Polizei markiert Präsenz
In der Nacht von Montag auf Dienstag füllen sich gegen Mitternacht die Straßen rund um den Altstädter Ring und den Wenzelsplatz. Vor den reservierten Klubs stehen Jugend-liche Schlange, um eingelassen zu werden, einige kommen gerade aus einer Cocktailbar, um frische Luft zu schnappen. Sie sind gut gelaunt, leicht betrunken, rauchen eine Zigarette nach der anderen. Manche von ihnen schubsen sich gegenseitig und grölen vor sich hin. Von Vandalismus oder Gewalt kann aber um diese Uhrzeit nicht die Rede sein. Und vor allem sind nicht alle von ihnen aus Dänemark. Pünktlich zum Semesterstart sind neben den Party-Touristen auch viele internationale Studenten aus Australien, Frankreich oder Deutschland unterwegs, die mit Bierflaschen in der Hand durchs Zentrum ziehen.

Dass nicht alle Dänen auf wilde Party-Exzesse aus sind, erzählt uns die 18-jährige Anna. „Viele wollen mit den offiziellen Partys und Gruppen gar nichts zu tun haben. Um keine Probleme zu bekommen, gehen wir lieber in kleinere Klubs und Bars.“ Die Stimmung dort sei ohnehin viel gelassener und nicht so aufgeladen, ergänzt Laura. Verunsichert durch all die Medienberichte in Dänemark und die Vorkehrungen in Prag sind die drei trotzdem. Wegen des Alkohols machen sie sich aber keine Sorgen: „Wir haben in den letzten Tagen schon viel gefeiert, wir wollen heute einfach einen ruhigen Abend haben“, sagt Anna verschmitzt. Zwar gestalten sich die Gesetzeslagen in Dänemark und Tschechien zum Thema Alkohol nahezu identisch, doch die Umsetzung ist im skandinavischen Land offenbar um einiges strikter. Unter 18 an Alkohol zu kommen, sei in Dänemark unmöglich, berichten die drei Mädchen.

Die Polizei ist in der Zwischenzeit mit zwei großen Bussen am Wenzelsplatz vor Ort, Arbeit gibt es aber auch nach Mitternacht keine. Stattdessen kümmern sich die Ordnungshüter um ein paar Obdachlose, die auf der Straße herumlungern.
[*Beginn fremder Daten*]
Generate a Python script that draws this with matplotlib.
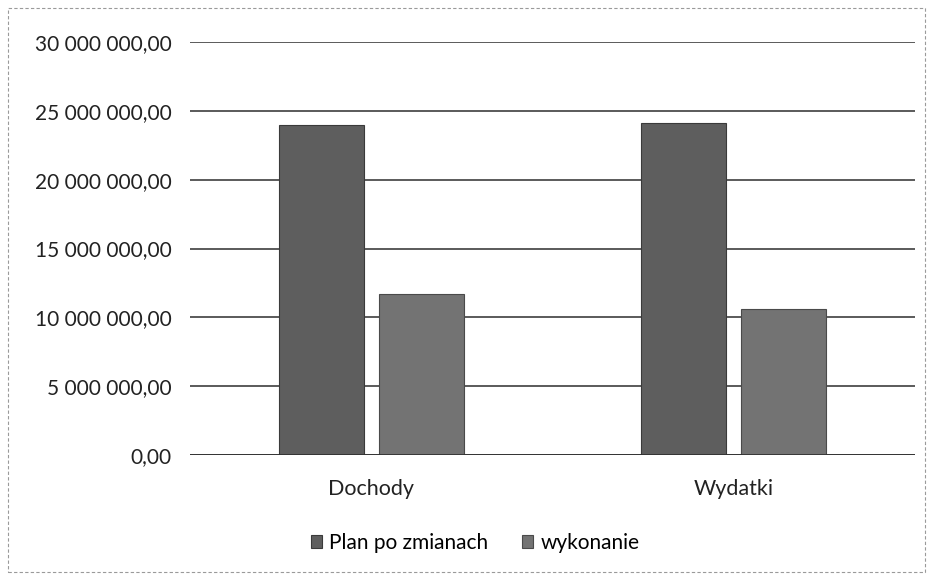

Im Großen und Ganzen sieht es eher nach einem „gewöhnlichen“ Party-Wochenende in Prag aus, mit der Ausnahme, dass es sich um einen Montag handelt. Ein paar Probleme mit betrunkenen Jugendlichen hatte die tschechische Polizei bereits. Der Grund waren aber nicht Randale und Gewaltbereitschaft, sondern dass sich die Dänen nicht ausweisen konnten. Insgesamt 18 Festnahmen gab es in der Nacht von Sonntag auf Montag. Man wolle aber vor allem präventiv vorgehen, sagt Polizeisprecher Tomáš Hulan.

Die Besuche der Dänen fallen in eine Zeit, in der es eher wenig Touristen nach Prag zieht. Der eine oder andere Barbesitzer und Hotelbetreiber mag sich da die Hände reiben. Für die Anwohner verstärkt das vielleicht den Eindruck eines Ausnahmezustandes. Eine dänische Invasion hat aber – zumindest bisher – nicht stattgefunden.